I hardly ever listen to music on shuffle.  That is why I am only writing about it almost a month after its release, despite the fact that I had pre-ordered it on vinyl several months before release.  Immediacy and longevity are certainly not two mutually exclusive sides of a coin but neither are they to be conflated. I would suggest that the very title of the record indicates the side of this divide it was intended to inhabit.
It takes some growing into. That's not to say that is an effort, less a burden, but it takes time none the less. The lyric of 'Modern City' seems to sum that for me and the repetition of them heightens that further.
A similar construct straddles its shapes of isolation and inclusion:

'I pulled up my roots and hang from the branch'
...from opening track 'Berlin' doesn't seem hopeful on the face of it but things work themselves out in one way or another. It's a recording that really requires your attention, almost certainly best alone and with coffee and some cake, played end-to-end before if gets to you. You'll know when it does. It's actually very reassuring.
Not may artists write albums that require this singular level of attention any more. You might, like I am, looking to find more somewhat like it.


The Delta Bell is also a fine live act, be it Kate playing solo or any combination of musicians beyond that.



The Delta Bell - Saloon Bar stage, Truck Festival, 16 July 2016.

Joanne Shaw Taylor - live at The Royal Festival Hall

It is rare that I venture to London for live music. Last Wednesday was an an exception and with good reason. It was for to see this artist live a fifth time but the fact that I had never set foot inside the iconic Royal Festival Hall did no harm either.

Photo credit: John Bentley

The artist was Joanne Shaw Taylor and despite a cold that had caused the cancellation of the previous day's show at Bristol Colston Hall we were treated to an awesome set. Her voice held but, sensibly in the circumstance, the guitar parts and the addition of an entirely instrumental number were to the fore. It was to be quite stunning. I have never seen and heard guitar played quite like that by anyone...  the acoustics of the room playing a full part here. The whole set seemed to go so very quickly but was not in fact any shorter than might have been anticipated.
Support was provided by the impressive South African blues-rock artist Dan Patlanky and his band of which I have to admit that I was previously quite unaware.
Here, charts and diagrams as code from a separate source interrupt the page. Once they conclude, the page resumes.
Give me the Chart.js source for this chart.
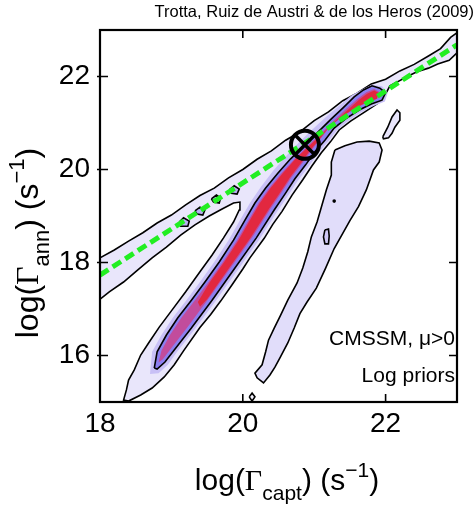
<!DOCTYPE html>
<html>
<head>
<meta charset="utf-8">
<script src="https://cdn.jsdelivr.net/npm/chart.js@4.4.1/dist/chart.umd.min.js"></script>
<style>
  html, body { margin: 0; padding: 0; background: #fff; }
  #chart { display: block; }
</style>
</head>
<body>
<canvas id="chart" width="475" height="508"></canvas>
<script>
// axes
const xTicks = [18, 20, 22];
const yTicks = [16, 18, 20, 22];

// 95% region: upper band + main band (one outline)
const outerRegion = [
  [18.00,18.10],[18.20,18.27],[18.40,18.46],[18.60,18.64],[18.80,18.85],[19.00,19.02],[19.20,19.24],
  [19.40,19.44],[19.60,19.60],[19.80,19.82],[20.00,20.00],[20.20,20.22],[20.40,20.40],[20.60,20.63],
  [20.80,20.81],[21.00,21.05],[21.20,21.24],[21.40,21.48],[21.60,21.64],[21.80,21.84],[22.00,21.94],
  [22.20,22.12],[22.40,22.26],[22.60,22.44],[22.77,22.60],[22.91,22.84],[23.00,22.94],
  [23.00,22.51],[22.89,22.35],[22.73,22.27],[22.60,22.18],[22.44,22.10],[22.29,21.99],[22.16,21.88],
  [22.06,21.80],[22.00,21.62],[21.90,21.43],[21.71,21.24],[21.51,21.04],[21.35,20.85],[21.23,20.60],
  [21.10,20.36],[20.97,20.08],[20.84,19.78],[20.69,19.45],[20.55,19.10],[20.42,18.82],[20.30,18.52],
  [20.10,18.10],[20.00,17.86],[19.85,17.52],[19.69,17.17],[19.55,16.88],[19.40,16.60],[19.17,16.10],
  [19.04,15.80],[18.90,15.54],[18.73,15.30],[18.57,15.15],[18.40,15.02],[18.33,15.04],
  [18.37,15.26],[18.40,15.47],[18.48,15.69],[18.57,16.01],[18.69,16.29],[18.83,16.61],[19.00,16.96],
  [19.20,17.37],[19.40,17.80],[19.57,18.16],[19.73,18.53],[19.87,18.87],[19.95,19.13],[19.96,19.30],
  [19.87,19.28],[19.71,19.15],[19.53,19.00],[19.33,18.81],[19.13,18.59],[18.93,18.33],[18.73,18.10],
  [18.53,17.84],[18.33,17.58],[18.13,17.37],[18.00,17.21],[18.00,18.10]
];

// shading just around the 68% region
const haloRegion = [
  [18.70,15.60],[18.73,16.08],[18.86,16.44],[19.02,16.81],[19.21,17.19],[19.40,17.58],[19.60,18.01],
  [19.80,18.48],[19.96,18.91],[20.10,19.28],[20.25,19.62],[20.42,19.96],[20.60,20.28],[20.80,20.60],
  [21.00,20.90],[21.18,21.15],[21.35,21.37],[21.52,21.59],[21.67,21.72],[21.81,21.82],[21.95,21.79],
  [22.03,21.65],[21.99,21.46],[21.84,21.37],[21.67,21.24],[21.48,21.05],[21.32,20.85],[21.19,20.59],
  [21.05,20.34],[20.92,20.06],[20.77,19.76],[20.63,19.43],[20.48,19.09],[20.23,18.49],[19.93,17.84],
  [19.61,17.15],[19.32,16.55],[19.08,16.08],[18.95,15.80],[18.82,15.62],[18.70,15.60]
];

// 68% region
const innerRegion = [
  [18.76,15.73],[18.80,16.08],[18.93,16.44],[19.09,16.81],[19.28,17.19],[19.47,17.58],[19.67,18.01],
  [19.87,18.48],[20.03,18.91],[20.17,19.28],[20.32,19.60],[20.49,19.92],[20.67,20.23],[20.87,20.53],
  [21.07,20.83],[21.24,21.09],[21.40,21.32],[21.56,21.56],[21.69,21.71],[21.81,21.80],[21.92,21.75],
  [22.00,21.65],[21.95,21.49],[21.80,21.41],[21.63,21.28],[21.44,21.09],[21.28,20.89],[21.15,20.63],
  [21.01,20.38],[20.88,20.10],[20.73,19.80],[20.59,19.47],[20.44,19.13],[20.19,18.53],[19.89,17.88],
  [19.57,17.19],[19.28,16.59],[19.04,16.12],[18.91,15.86],[18.80,15.71],[18.76,15.73]
];

// denser core (purple / red)
const coreRegion = [
  [18.82,15.85],[18.86,16.10],[18.98,16.44],[19.14,16.81],[19.33,17.19],[19.52,17.58],[19.72,18.01],
  [19.92,18.48],[20.08,18.91],[20.22,19.28],[20.37,19.60],[20.54,19.92],[20.72,20.22],[20.92,20.52],
  [21.11,20.80],[21.28,21.06],[21.44,21.29],[21.60,21.51],[21.73,21.66],[21.84,21.73],[21.92,21.66],
  [21.88,21.52],[21.74,21.44],[21.57,21.31],[21.38,21.12],[21.22,20.92],[21.09,20.66],[20.96,20.41],
  [20.83,20.13],[20.68,19.83],[20.54,19.50],[20.39,19.16],[20.14,18.56],[19.84,17.91],[19.52,17.22],
  [19.23,16.62],[19.00,16.16],[18.88,15.92],[18.82,15.85]
];
const peakRegion = [
  [19.37,17.15],[19.54,17.58],[19.74,18.01],[19.94,18.48],[20.10,18.91],[20.24,19.28],[20.39,19.60],
  [20.56,19.92],[20.74,20.23],[20.94,20.52],[21.14,20.81],[21.31,21.06],[21.47,21.28],[21.62,21.49],
  [21.74,21.63],[21.84,21.70],[21.90,21.65],[21.88,21.52],[21.73,21.44],[21.56,21.31],[21.37,21.12],
  [21.21,20.92],[21.08,20.66],[20.94,20.41],[20.81,20.13],[20.66,19.83],[20.52,19.50],[20.37,19.16],
  [20.12,18.56],[19.82,17.91],[19.50,17.21],[19.40,17.05],[19.37,17.15]
];

// small 68% islands along the upper band
const islandsUpper = [
  [[19.11,18.87],[19.17,18.96],[19.25,18.89],[19.23,18.78],[19.13,18.78],[19.11,18.87]],
  [[19.33,19.11],[19.40,19.19],[19.47,19.13],[19.44,19.02],[19.36,19.04],[19.33,19.11]],
  [[19.56,19.37],[19.63,19.45],[19.69,19.39],[19.67,19.28],[19.59,19.30],[19.56,19.37]],
  [[19.81,19.56],[19.88,19.65],[19.95,19.58],[19.92,19.47],[19.84,19.49],[19.81,19.56]]
];

// right branch
const rightBranch = [
  [21.29,20.42],[21.43,20.51],[21.60,20.59],[21.77,20.61],[21.91,20.57],[21.95,20.42],[21.91,20.16],
  [21.83,19.99],[21.73,19.56],[21.62,19.20],[21.50,18.90],[21.39,18.60],[21.28,18.30],[21.16,17.88],
  [21.03,17.45],[20.90,17.15],[20.80,16.90],[20.72,16.59],[20.63,16.27],[20.52,15.95],[20.45,15.75],
  [20.38,15.58],[20.29,15.41],[20.20,15.52],[20.17,15.62],[20.27,15.80],[20.32,16.08],[20.36,16.33],
  [20.44,16.59],[20.53,16.87],[20.63,17.19],[20.76,17.56],[20.84,17.88],[20.91,18.23],[20.96,18.55],
  [21.04,18.87],[21.11,19.24],[21.17,19.56],[21.24,19.88],[21.24,20.16],[21.29,20.42]
];
const rightIsland = [
  [21.96,20.70],[22.03,20.91],[22.09,21.13],[22.16,21.28],[22.20,21.22],[22.20,21.06],[22.13,20.91],
  [22.09,20.78],[22.04,20.68],[21.97,20.66],[21.96,20.70]
];
const rightSmallLoop = [[21.15,18.70],[21.20,18.72],[21.21,18.57],[21.20,18.40],[21.15,18.40],[21.13,18.55],[21.15,18.70]];
const rightDot = [[21.28,19.32]];
const bottomDiamond = [[20.09,15.11],[20.13,15.19],[20.17,15.11],[20.13,15.02],[20.09,15.11]];

// fit line and best fit point
const fitLine = [[18, 17.73], [23, 22.68]];
const bestFit = [[20.87, 20.53]];

const toXY = arr => arr.map(p => ({ x: p[0], y: p[1] }));

function region(points, fillColor, order, border) {
  return {
    data: toXY(points),
    showLine: true,
    fill: 'shape',
    backgroundColor: fillColor,
    borderColor: border ? '#000' : 'rgba(0,0,0,0)',
    borderWidth: border ? 1.6 : 0,
    pointRadius: 0,
    tension: 0,
    order: order
  };
}

const datasets = [
  region(outerRegion, '#e9e6fb', 20, true),
  region(rightBranch, '#e1ddfa', 19, true),
  region(rightIsland, '#e8e5fb', 19, true),
  region(bottomDiamond, '#f4f3fe', 19, true),
  region(haloRegion, '#c8c0f6', 18, false),
  region(innerRegion, '#8c7ff0', 17, true),
  region(coreRegion, '#c24c9c', 16, false),
  region(peakRegion, '#e2283f', 15, false),
  region(rightSmallLoop, '#cfc8f7', 14, true),
  ...islandsUpper.map(isl => region(isl, '#b9aef4', 14, true)),
  {
    data: toXY(rightDot), showLine: false, pointRadius: 1.8,
    pointBackgroundColor: '#000', pointBorderWidth: 0, order: 13
  },
  {
    data: toXY(fitLine), showLine: true, fill: false, borderColor: '#22ee22',
    borderWidth: 5, borderDash: [10, 5], pointRadius: 0, order: 5
  },
  {
    data: toXY(bestFit), showLine: false, pointStyle: 'circle', pointRadius: 14,
    pointBorderWidth: 4, pointBorderColor: '#000', pointBackgroundColor: 'rgba(0,0,0,0)', order: 2
  },
  {
    data: toXY(bestFit), showLine: false, pointStyle: 'crossRot', pointRadius: 14,
    pointBorderWidth: 3.5, pointBorderColor: '#000', order: 1
  }
];

const SANS = '"Liberation Sans", Arial, sans-serif';
const SERIF = '"Liberation Serif", "Times New Roman", serif';

function drawRich(ctx, parts, cx, baseY) {
  let total = 0;
  parts.forEach(p => { ctx.font = p.font; p.w = ctx.measureText(p.t).width; total += p.w; });
  let x = cx - total / 2;
  ctx.textAlign = 'left';
  ctx.textBaseline = 'alphabetic';
  parts.forEach(p => { ctx.font = p.font; ctx.fillText(p.t, x, baseY + (p.dy || 0)); x += p.w; });
}

const framePlugin = {
  id: 'frame',
  afterDraw(chart) {
    const { ctx, chartArea: a, scales } = chart;
    ctx.save();
    ctx.strokeStyle = '#000';
    ctx.lineWidth = 2.2;
    ctx.strokeRect(a.left, a.top, a.right - a.left, a.bottom - a.top);

    // inward ticks, MATLAB style
    ctx.lineWidth = 1.6;
    const tl = 8;
    ctx.beginPath();
    xTicks.forEach(v => {
      const px = scales.x.getPixelForValue(v);
      ctx.moveTo(px, a.bottom); ctx.lineTo(px, a.bottom - tl);
      ctx.moveTo(px, a.top); ctx.lineTo(px, a.top + tl);
    });
    yTicks.forEach(v => {
      const py = scales.y.getPixelForValue(v);
      ctx.moveTo(a.left - 3, py); ctx.lineTo(a.left + tl, py);
      ctx.moveTo(a.right, py); ctx.lineTo(a.right - tl, py);
    });
    ctx.stroke();

    ctx.fillStyle = '#000';
    // source line
    ctx.font = '16.5px ' + SANS;
    ctx.textAlign = 'right';
    ctx.textBaseline = 'alphabetic';
    ctx.fillText('Trotta, Ruiz de Austri & de los Heros (2009)', 474, 17);

    // in-plot labels
    ctx.font = '21px ' + SANS;
    ctx.fillText('CMSSM, \u03bc>0', 455, 345);
    ctx.fillText('Log priors', 455, 382);

    // x title
    drawRich(ctx, [
      { t: 'log(', font: '30px ' + SANS },
      { t: '\u0393', font: '30px ' + SERIF },
      { t: 'capt', font: '21px ' + SANS, dy: 10 },
      { t: ') (s', font: '30px ' + SANS },
      { t: '\u22121', font: '21px ' + SANS, dy: -13 },
      { t: ')', font: '30px ' + SANS }
    ], 287, 490);

    // y title
    ctx.translate(38, 243);
    ctx.rotate(-Math.PI / 2);
    drawRich(ctx, [
      { t: 'log(', font: '32px ' + SANS },
      { t: '\u0393', font: '32px ' + SERIF },
      { t: 'ann', font: '22px ' + SANS, dy: 11 },
      { t: ') (s', font: '32px ' + SANS },
      { t: '\u22121', font: '22px ' + SANS, dy: -14 },
      { t: ')', font: '32px ' + SANS }
    ], 0, 0);
    ctx.restore();
  }
};

const tickFont = { family: SANS, size: 28 };

new Chart(document.getElementById('chart').getContext('2d'), {
  type: 'line',
  data: { datasets: datasets },
  options: {
    responsive: false,
    animation: false,
    events: [],
    layout: { padding: { top: 30, right: 1, left: 0, bottom: 0 } },
    plugins: { legend: { display: false }, tooltip: { enabled: false } },
    scales: {
      x: {
        type: 'linear', min: 18, max: 23,
        grid: { display: false, drawTicks: false },
        border: { display: false },
        ticks: { font: tickFont, color: '#000', padding: 5, maxRotation: 0 },
        afterBuildTicks: s => { s.ticks = xTicks.map(v => ({ value: v })); },
        afterFit: s => { s.height = 106; }
      },
      y: {
        type: 'linear', min: 15, max: 23,
        grid: { display: false, drawTicks: false },
        border: { display: false },
        ticks: { font: tickFont, color: '#000', padding: 10 },
        afterBuildTicks: s => { s.ticks = yTicks.map(v => ({ value: v })); },
        afterFit: s => { s.width = 100; }
      }
    }
  },
  plugins: [framePlugin]
});
</script>
</body>
</html>
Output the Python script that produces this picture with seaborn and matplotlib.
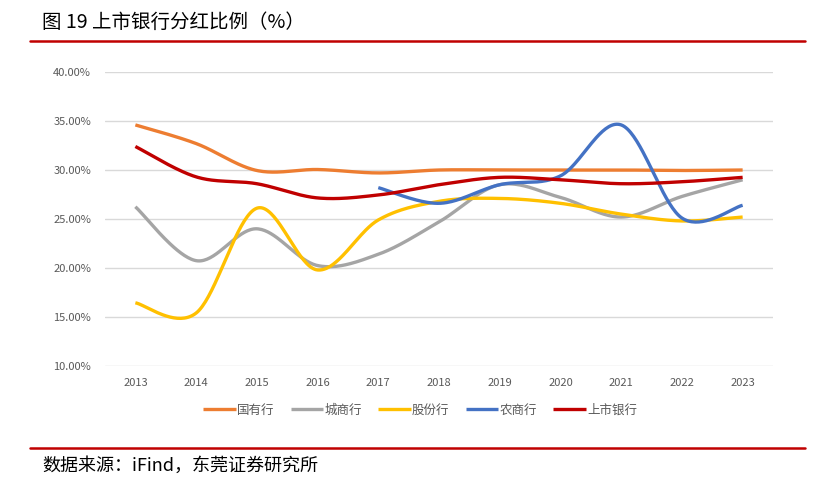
import numpy as np
import pandas as pd
import matplotlib
matplotlib.use('Agg')
import matplotlib.pyplot as plt
import seaborn as sns

# data (payout ratio, %)
years = [2013, 2014, 2015, 2016, 2017, 2018, 2019, 2020, 2021, 2022, 2023]
guoyou = [34.6, 32.7, 29.95, 30.05, 29.7, 30.0, 30.0, 30.0, 30.0, 29.95, 30.0]
chengshang = [26.25, 20.75, 24.0, 20.25, 21.4, 24.7, 28.5, 27.2, 25.2, 27.3, 29.0]
gufen = [16.45, 15.4, 26.1, 19.8, 24.9, 26.8, 27.1, 26.6, 25.5, 24.8, 25.2]
nongshang = [np.nan, np.nan, np.nan, np.nan, 28.2, 26.6, 28.5, 29.4, 34.6, 25.1, 26.4]
shangshi = [32.4, 29.3, 28.6, 27.15, 27.45, 28.5, 29.25, 29.0, 28.6, 28.8, 29.25]

series_names = ['国有行', '城商行', '股份行', '农商行', '上市银行']
colors = ['#ED7D31', '#A5A5A5', '#FFC000', '#4472C4', '#C00000']


def smooth(xs, ys, n=40):
    '''Excel-style smoothed line: cubic bezier through each point'''
    xs = np.asarray(xs, float)
    ys = np.asarray(ys, float)
    keep = ~np.isnan(ys)
    xs, ys = xs[keep], ys[keep]
    P = np.column_stack([xs, ys])
    out = []
    for i in range(len(P) - 1):
        p0 = P[i - 1] if i > 0 else P[i]
        p1 = P[i]
        p2 = P[i + 1]
        p3 = P[i + 2] if i + 2 < len(P) else P[i + 1]
        c1 = p1 + (p2 - p0) / 6
        c2 = p2 - (p3 - p1) / 6
        t = np.linspace(0, 1, n)[:, None]
        seg = ((1 - t) ** 3) * p1 + 3 * ((1 - t) ** 2) * t * c1 + 3 * (1 - t) * t ** 2 * c2 + t ** 3 * p2
        out.append(seg if i == 0 else seg[1:])
    seg = np.vstack(out)
    return seg[:, 0], seg[:, 1]


sns.set_theme(style='white')
plt.rcParams['font.family'] = ['Noto Sans CJK SC', 'DejaVu Sans']

fig = plt.figure(figsize=(8.32, 4.90), dpi=100)
ax = fig.add_axes([105 / 832, 1 - 366 / 490, (773 - 105) / 832, (366 - 72) / 490])

pos = np.arange(len(years))
all_series = [guoyou, chengshang, gufen, nongshang, shangshi]
for name, vals, col in zip(series_names, all_series, colors):
    sx, sy = smooth(pos, vals)
    sns.lineplot(x=sx, y=sy, ax=ax, color=col, linewidth=2.4, label=name,
                 sort=False, estimator=None, solid_capstyle='butt')

ax.set_xlim(-0.5, len(years) - 0.5)
ax.set_ylim(10, 40)
yt = np.arange(10, 41, 5)
ax.set_yticks(yt)
ax.set_yticklabels([f'{v:.2f}%' for v in yt])
ax.set_xticks(pos)
ax.set_xticklabels([str(y) for y in years])
ax.tick_params(axis='both', length=0, labelsize=8, colors='#595959')
ax.tick_params(axis='y', pad=10)
ax.tick_params(axis='x', pad=9)
ax.grid(axis='y', color='#D9D9D9', linewidth=1)
for s in ax.spines.values():
    s.set_visible(False)
ax.set_xlabel('')
ax.set_ylabel('')

ax.get_legend().remove()
handles, labels = ax.get_legend_handles_labels()
leg = fig.legend(handles, labels, loc='center', bbox_to_anchor=(420 / 832, 1 - 410 / 490),
                 ncol=5, frameon=False, fontsize=9, handlelength=2.6, handletextpad=0.1,
                 columnspacing=1.3)
for t in leg.get_texts():
    t.set_color('#595959')

# title, footer and the red rules
fig.text(42 / 832, 1 - 22 / 490, '图 19 上市银行分红比例（%）', fontsize=14,
         ha='left', va='center', color='black')
fig.add_artist(plt.Line2D([30 / 832, 805 / 832], [1 - 41 / 490] * 2, color='#C00000', linewidth=1.8))
fig.add_artist(plt.Line2D([30 / 832, 805 / 832], [1 - 448 / 490] * 2, color='#C00000', linewidth=1.8))
fig.text(42 / 832, 1 - 466 / 490, '数据来源：iFind，东莞证券研究所', fontsize=13,
         ha='left', va='center', color='black')

fig.savefig('out.png', dpi=100)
On the other hand I really like being caught off-guard by new music.
Rather suspecting that I would not be permitted to use it I didn't take a camera. In some ways that was liberating too. The whole evening, involving company and travelling to London and back, seems to have pressed some sort of reset button in my mind.  Since the summer's festivals I have been listening to absolutely loads of music but had somehow lost the wish to write about it for a month or two. 
It has to be spontaneous. It isn't something that I can make myself do though I often think in some detail about what I might post even when I don't actually do it.